One of the many things NZ is famous for is the “Great Walks”, 9 multi-day hikes of 3-5 days with great scenic beauty and lots of campsites and camping huts en route. Apparently it would be wrong to come to NZ and not do one of these amazing walks, so we decided to do the easiest one- the Abel Tasman Coastal Track (with the idea that, if we liked it, we could look to doing a more adventurous one next.)
Having followed the advice of the gentleman in the local i-site (all major towns have one, basically a tourist information centre) we booked to get a boat to near the end of the walk (adding an extra 4 hours walking to our total journey, YAY!) and to walk back to start over the course of 4 nights and 5 days.
For the map enjoyer, we got the boat to Totranui, walked up the coast to Wharawharangi for the first night, then crossed Gibbs hill to come back to stay at Aworoa, The plan was then to stay in Bark Bay on night 3 and Anchorage for the fourth and final night. This isn’t how things panned out though…
On the walks there is nowhere to buy food, so you need to take everything with you. We were staying in the Department of Conservation (DOC) huts, which had no cookers- just some tables and some bunk beds. As a result we had to buy a portable cooker and sleeping bags, which we also had to carry along with dehydrated food for 5 evening meals, food for lunches (crackers, peanut butter and nutella mostly), snacks (nuts, energy bars and chocolate mostly) along with clothes and toiletries, and a few other bits and pieces. All in I think we were carrying about 20-25kg between our 2 bags, which was excruciating.

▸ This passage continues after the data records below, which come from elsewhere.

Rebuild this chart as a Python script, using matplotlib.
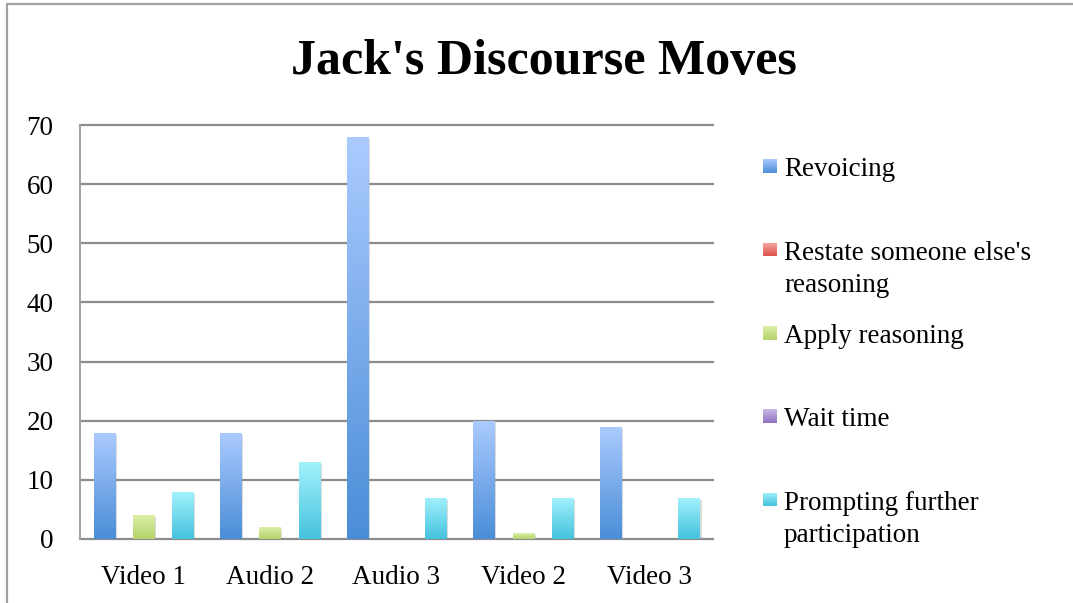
import numpy as np
import matplotlib.pyplot as plt
from matplotlib.colors import LinearSegmentedColormap
from matplotlib.lines import Line2D
import matplotlib.patheffects as pe

# chart data
categories = ["Video 1", "Audio 2", "Audio 3", "Video 2", "Video 3"]
series = ["Revoicing", "Restate someone else's\nreasoning", "Apply reasoning",
          "Wait time", "Prompting further\nparticipation"]
revoicing = [18, 18, 68, 20, 19]
restate = [0, 0, 0, 0, 0]
apply_reasoning = [4, 2, 0, 1, 0]
wait_time = [0, 0, 0, 0, 0]
prompting = [8, 13, 7, 7, 7]
values = [revoicing, restate, apply_reasoning, wait_time, prompting]
yticks = [0, 10, 20, 30, 40, 50, 60, 70]

# gradient colours (top, bottom) per series
top_colors = ["#abcbff", "#f7a9a6", "#dcefa7", "#cfbfeb", "#a3f2fc"]
bottom_colors = ["#4a8dd7", "#dc524d", "#b3d36a", "#8f71bf", "#45c2de"]

W, H = 1073, 603
FS = 19.5
plt.rcParams['font.family'] = ['Liberation Serif', 'DejaVu Serif']
fig = plt.figure(figsize=(W / 100, H / 100), dpi=100)
ax = fig.add_axes([80 / W, 1 - 539 / H, 633 / W, 414 / H])

grad = np.linspace(0, 1, 256).reshape(-1, 1)
slot = 0.155
bw = 0.166
x = np.arange(len(categories)) + 0.5
for k, vals in enumerate(values):
    cmap = LinearSegmentedColormap.from_list("g%d" % k, [bottom_colors[k], top_colors[k]])
    bars = ax.bar(x + (k - 2) * slot, vals, width=bw, facecolor="none", edgecolor="none", zorder=3,
                  path_effects=[pe.SimplePatchShadow(offset=(1.5, -1.5), shadow_rgbFace="#999999", alpha=0.35),
                                pe.Normal()])
    for p in bars.patches:
        if p.get_height() <= 0:
            continue
        x0 = p.get_x()
        im = ax.imshow(grad, extent=[x0, x0 + p.get_width(), 0, p.get_height()],
                       origin="lower", aspect="auto", cmap=cmap, zorder=4)
        im.set_clip_path(p)

ax.set_xlim(0, len(categories))
ax.set_ylim(0, 70)
ax.set_yticks(yticks)
ax.set_xticks(x)
ax.set_xticklabels(categories)
ax.tick_params(axis="both", length=0, labelsize=FS, colors="black")
ax.tick_params(axis="y", pad=19)
ax.tick_params(axis="x", pad=19)
for t in yticks:
    ax.axhline(t, color="#8c8c8c", lw=1.6, zorder=1, clip_on=False)
for s in ["top", "right", "bottom"]:
    ax.spines[s].set_visible(False)
ax.spines["left"].set_color("#a0a0a0")
ax.spines["left"].set_linewidth(1.4)

# title
fig.text(544 / W, 1 - 74 / H, "Jack's Discourse Moves", ha="center", va="baseline",
         fontsize=36, fontweight="bold")

# legend drawn by hand to follow the reference layout
sq_centers = [166, 249.5, 333, 416, 499.5]
for k, lab in enumerate(series):
    cy = sq_centers[k]
    lax = fig.add_axes([763 / W, 1 - (cy + 7) / H, 14 / W, 14 / H])
    cmap = LinearSegmentedColormap.from_list("l%d" % k, [bottom_colors[k], top_colors[k]])
    lax.imshow(grad, origin="lower", aspect="auto", cmap=cmap)
    lax.axis("off")
    for j, line in enumerate(lab.split("\n")):
        fig.text(784 / W, 1 - (cy + 10 + 32 * j) / H, line, ha="left", va="baseline", fontsize=FS)

# outer chart frame
fig.add_artist(Line2D([7 / W, 7 / W, 1], [0, 1 - 4 / H, 1 - 4 / H], color="#a0a0a0", lw=1.6))

fig.savefig("out.png", dpi=100)
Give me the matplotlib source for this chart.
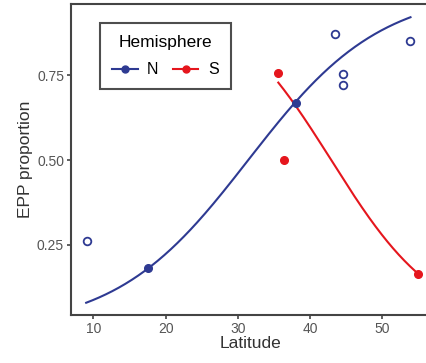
import numpy as np
import matplotlib.pyplot as plt
from matplotlib.lines import Line2D

plt.rcParams["font.family"] = ["Liberation Sans", "DejaVu Sans"]

# Observed points
n_filled_lat = [17.6, 38.0]
n_filled_epp = [0.181, 0.668]
n_open_lat = [9.1, 43.4, 44.6, 44.6, 53.8]
n_open_epp = [0.262, 0.871, 0.752, 0.722, 0.851]
s_lat = [35.6, 36.4, 54.9]
s_epp = [0.755, 0.50, 0.165]

# Fitted logistic curves (intercept, slope on latitude) and their ranges
n_coef = (-3.421, 0.1088)
n_range = (9.0, 53.9)
s_coef = (5.768, -0.1344)
s_range = (35.6, 55.0)

blue = "#2E3A92"
red = "#E5161D"

fig = plt.figure(figsize=(4.27, 3.63), dpi=100)
ax = fig.add_axes([71 / 427, 48 / 363, 359 / 427, 311 / 363])


def fit_line(coef, rng):
    x = np.linspace(rng[0], rng[1], 200)
    return x, 1 / (1 + np.exp(-(coef[0] + coef[1] * x)))


x, y = fit_line(n_coef, n_range)
ax.plot(x, y, color=blue, lw=1.5, zorder=2)
x, y = fit_line(s_coef, s_range)
ax.plot(x, y, color=red, lw=1.5, zorder=2)

ax.plot(n_filled_lat, n_filled_epp, "o", color=blue, ms=5.5, zorder=3)
ax.plot(n_open_lat, n_open_epp, "o", mfc="none", mec=blue, mew=1.3, ms=5.5, zorder=3)
ax.plot(s_lat, s_epp, "o", color=red, ms=5.5, zorder=3)

ax.set_xlim(6.9, 56.6)
ax.set_ylim(0.044, 0.959)
ax.set_xticks([10, 20, 30, 40, 50])
ax.set_yticks([0.25, 0.50, 0.75])
ax.set_yticklabels(["0.25", "0.50", "0.75"])

for side in ["left", "bottom", "top"]:
    ax.spines[side].set_color("#444444")
    ax.spines[side].set_linewidth(1.5)
ax.spines["right"].set_visible(False)
ax.tick_params(colors="#444444", labelcolor="#555555", labelsize=10, width=1.2, length=3, pad=2)

ax.set_xlabel("Latitude", fontsize=12.5, color="#333333", labelpad=0)
ax.set_ylabel("EPP proportion", fontsize=12.5, color="#333333", labelpad=3)

handles = [
    Line2D([], [], color=blue, marker="o", ms=5, lw=1.5),
    Line2D([], [], color=red, marker="o", ms=5, lw=1.5),
]
leg = ax.legend(handles, ["N", "S"], title="Hemisphere", ncol=2,
                loc="upper left", bbox_to_anchor=(100 / 427, 1 - 23 / 363),
                bbox_transform=fig.transFigure, frameon=True, fancybox=False,
                fontsize=11.5, title_fontsize=12.5, handlelength=1.6,
                columnspacing=0.9, handletextpad=0.6, borderpad=0.75,
                borderaxespad=0)
leg._legend_box.sep = 9
leg.get_frame().set_edgecolor("#222222")
leg.get_frame().set_linewidth(1.5)

fig.savefig("out.png", dpi=100)
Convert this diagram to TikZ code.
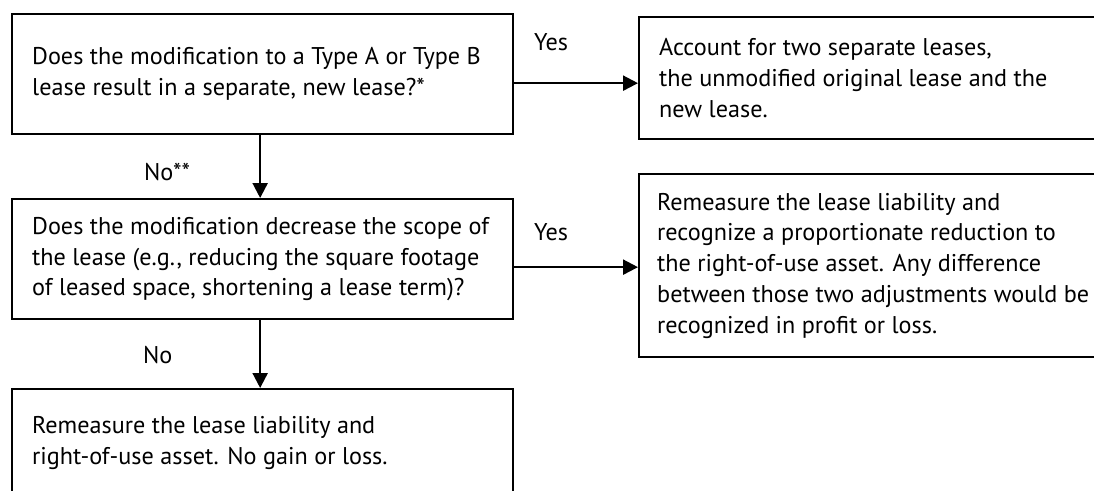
\documentclass[tikz,border=0pt]{standalone}
\usepackage{fontspec}
\setmainfont{PT Sans}
\usetikzlibrary{arrows.meta,calc}
\begin{document}
\begin{tikzpicture}[x=1pt,y=-1pt,
  box/.style={draw=black, line width=2.3pt, rectangle, inner sep=0pt, anchor=north west},
  txt/.style={font=\fontsize{24.2}{30.8}\selectfont, align=left, inner sep=0pt, anchor=west},
  lbl/.style={font=\fontsize{24.2}{30.8}\selectfont, anchor=base west, inner sep=0pt},
  arr/.style={line width=2.3pt, -{Triangle[length=15pt,width=15pt]}}]
\useasboundingbox (0,0) rectangle (1094,490);
\clip (0,0) rectangle (1094,490);
% left column
\node[box, minimum width=501pt, minimum height=120pt] (q1) at (11,13) {};
\node[txt] (q1t) at ([xshift=21pt]q1.west) {Does the modification to a Type A or Type B\\lease result in a separate, new lease?*};
\node[box, minimum width=501pt, minimum height=120pt] (q2) at (11,198) {};
\node[txt] (q2t) at ([xshift=21pt]q2.west) {Does the modification decrease the scope of\\the lease (e.g., reducing the square footage\\of leased space, shortening a lease term)?};
\node[box, minimum width=501pt, minimum height=108pt] (r3) at (11,388) {};
\node[txt] (r3t) at ([xshift=21pt]r3.west) {Remeasure the lease liability and\\right-of-use asset. No gain or loss.};
% right column
\node[box, minimum width=470pt, minimum height=122pt] (ra) at (638,16) {};
\node[txt] (rat) at ([xshift=21pt]ra.west) {Account for two separate leases,\\the unmodified original lease and the\\new lease.};
\node[box, minimum width=470pt, minimum height=183pt] (rb) at (638,173) {};
\node[txt] (rbt) at ([xshift=19pt]rb.west) {Remeasure the lease liability and\\recognize a proportionate reduction to\\the right-of-use asset. Any difference\\between those two adjustments would be\\recognized in profit or loss.};
% connectors
\coordinate (s1) at ([yshift=-9pt]q1.east);
\draw[arr] (s1) -- (s1 -| ra.west);
\coordinate (s2) at ([yshift=-8pt]q2.east);
\draw[arr] (s2) -- (s2 -| rb.west);
\coordinate (d1) at ([xshift=-2.5pt]q1.south);
\draw[arr] (d1) -- (d1 |- q2.north);
\coordinate (d2) at ([xshift=-2.5pt]q2.south);
\draw[arr] (d2) -- (d2 |- r3.north);
% labels
\node[lbl] (yes1) at (534,50) {Yes};
\node[lbl] (yes2) at (534,240) {Yes};
\node[lbl] (no1) at (144,180) {No**};
\node[lbl] (no2) at (143,363) {No};
\end{tikzpicture}
\end{document}
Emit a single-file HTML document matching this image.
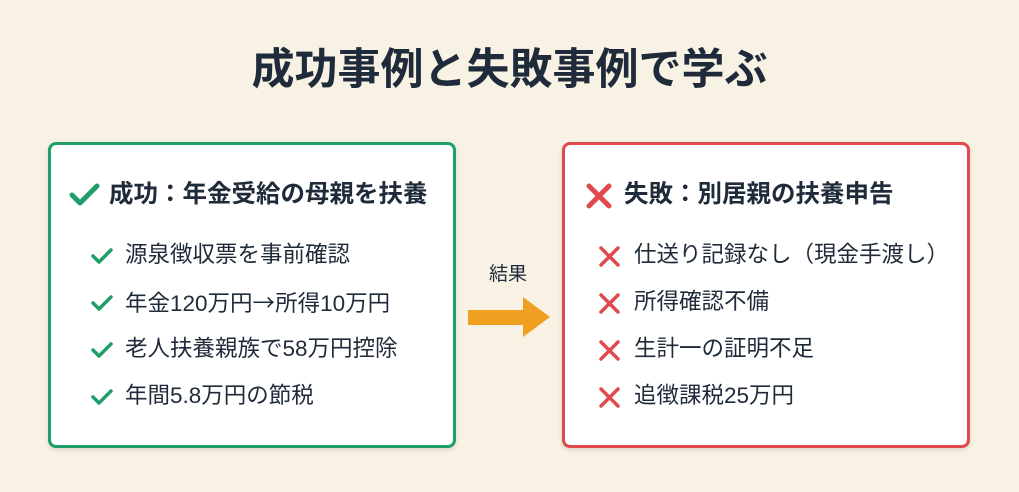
<!DOCTYPE html>
<html><head><meta charset="utf-8"><style>
body{margin:0;width:1019px;height:492px;background:#f7f2e3;position:relative;overflow:hidden;font-family:"Liberation Sans","Noto Sans CJK JP",sans-serif;color:#1f2a3a}
.t{position:absolute;left:0;width:1019px;top:42px;text-align:center;font-size:43px;font-weight:bold;line-height:56px}
.box{position:absolute;top:142px;width:402px;height:300px;background:#fff;border-radius:8px;box-shadow:0 2px 5px rgba(0,0,0,.12)}
.g{left:48px;border:3px solid #1f9e6a}
.r{left:562px;border:3px solid #e04a4c}
.h{position:absolute;font-size:24.5px;font-weight:bold;line-height:30px;top:180px;white-space:nowrap}
.i{position:absolute;font-size:22.5px;line-height:30px;white-space:nowrap}
.ic{position:absolute}
.j{font-family:"Noto Sans CJK JP",sans-serif}
</style></head><body>
<div class="t">成功事例と失敗事例で学ぶ</div>
<div class="box g"></div>
<div class="box r"></div>
<svg class="ic" style="left:68px;top:182px" width="34" height="26"><path d="M4 13 L12 21 L29 4" fill="none" stroke="#1f9e6a" stroke-width="5" stroke-linecap="round" stroke-linejoin="round"/></svg>
<div class="h" style="left:109px">成功：年金受給の母親を扶養</div>
<svg class="ic" style="left:585px;top:182px" width="28" height="28"><path d="M4 4 L24 24 M24 4 L4 24" stroke="#e04a4c" stroke-width="5" stroke-linecap="round"/></svg>
<div class="h" style="left:624px">失敗：別居親の扶養申告</div>

<svg class="ic" style="left:90px;top:246px" width="24" height="20"><path d="M3 10 L9 16 L21 4" fill="none" stroke="#1f9e6a" stroke-width="3.5" stroke-linecap="round" stroke-linejoin="round"/></svg>
<div class="i" style="left:125px;top:240px">源泉徴収票を事前確認</div>
<svg class="ic" style="left:90px;top:293px" width="24" height="20"><path d="M3 10 L9 16 L21 4" fill="none" stroke="#1f9e6a" stroke-width="3.5" stroke-linecap="round" stroke-linejoin="round"/></svg>
<div class="i" style="left:125px;top:287px">年金120万円<span class="j">→</span>所得10万円</div>
<svg class="ic" style="left:90px;top:340px" width="24" height="20"><path d="M3 10 L9 16 L21 4" fill="none" stroke="#1f9e6a" stroke-width="3.5" stroke-linecap="round" stroke-linejoin="round"/></svg>
<div class="i" style="left:125px;top:334px">老人扶養親族で58万円控除</div>
<svg class="ic" style="left:90px;top:387px" width="24" height="20"><path d="M3 10 L9 16 L21 4" fill="none" stroke="#1f9e6a" stroke-width="3.5" stroke-linecap="round" stroke-linejoin="round"/></svg>
<div class="i" style="left:125px;top:381px">年間5.8万円の節税</div>

<svg class="ic" style="left:598px;top:245px" width="24" height="22"><path d="M3 3 L20 20 M20 3 L3 20" stroke="#e04a4c" stroke-width="3.5" stroke-linecap="round"/></svg>
<div class="i" style="left:634px;top:240px">仕送り記録なし（現金手渡し）</div>
<svg class="ic" style="left:598px;top:292px" width="24" height="22"><path d="M3 3 L20 20 M20 3 L3 20" stroke="#e04a4c" stroke-width="3.5" stroke-linecap="round"/></svg>
<div class="i" style="left:634px;top:287px">所得確認不備</div>
<svg class="ic" style="left:598px;top:339px" width="24" height="22"><path d="M3 3 L20 20 M20 3 L3 20" stroke="#e04a4c" stroke-width="3.5" stroke-linecap="round"/></svg>
<div class="i" style="left:634px;top:334px">生計一の証明不足</div>
<svg class="ic" style="left:598px;top:386px" width="24" height="22"><path d="M3 3 L20 20 M20 3 L3 20" stroke="#e04a4c" stroke-width="3.5" stroke-linecap="round"/></svg>
<div class="i" style="left:634px;top:381px">追徴課税25万円</div>

<div style="position:absolute;left:489px;top:263px;font-size:19px;line-height:24px">結果</div>
<svg class="ic" style="left:466px;top:295px" width="88" height="44"><path d="M2 15 H57 V2 L84 22 L57 42 V30 H2 Z" fill="#f0a020"/></svg>
</body></html>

The walk itself, whilst long, was generally an easy walk. There were a few steep inclines, but on the most part it was a nice and easy, well formed track. The only problem was carrying gigantic bags made everything really difficult, and we weren’t cut out for it. Laura “I love walking” Atkinson spent a surprising amount of time complaining about the walking (Laura: I was complaining about the bag, not the walking.) In reality it all just added to the enjoyment (Laura: Sam was most definitely not enjoying) and sense of achievement at the end- we walked approximately 70 km in about 21 hours over 4 days. Why 4 days and not 5? We were feeling very confident about our abilities so after walking for 4 hours on the first day and 5 and a half on the second day we decided to amalgamate the walk to Bark Bay (4 hours) with the walk to Anchorage (3 and a half hours) into one mega seven and a half hour day. On all the days we were exhausted and in bed for dark (there were no electric lights in the huts), but on this night we were ready for bed about 6 o’clock.
Exhaustion aside, the walk itself was a bit hit and miss; the first day in particular was beautiful, with lots of walks along serene isolated beaches looking onto deep turquoise sea which would give the Maldives a run for it’s money (if it weren’t so cold.) Other days were mostly inland with little in the way of view. A particular highlight was crossing to Awaroa, which had to be done over a tidal estuary. We had organised to do the walk in reverse so as to get the low tide in the afternoon, however we arrived quite early and the water hadn’t dried completely. Nonetheless, along with a bunch of Army boys, a German family and Lauras impatience we crossed through the remaining water (which got up to underwear height in places). It took a while to wade through but was certainly interesting to have a walking track which 50% of the time is covered in water.
I definitely think 4 days of walking is about my limit. There’s a big hole in my right Ankle where there used to be skin and Laura had to walk two days with a bandaged toe, but it was an amazing sense of achievement at the end (and great to feel smug walking past the daytrippers with their tiny backpacks.) Would I do it again? Probably, but maybe trying to compress the walking over 3 nights so that we can carry less stuff. Those backpacks were seriously heavy and the worst part of the trip.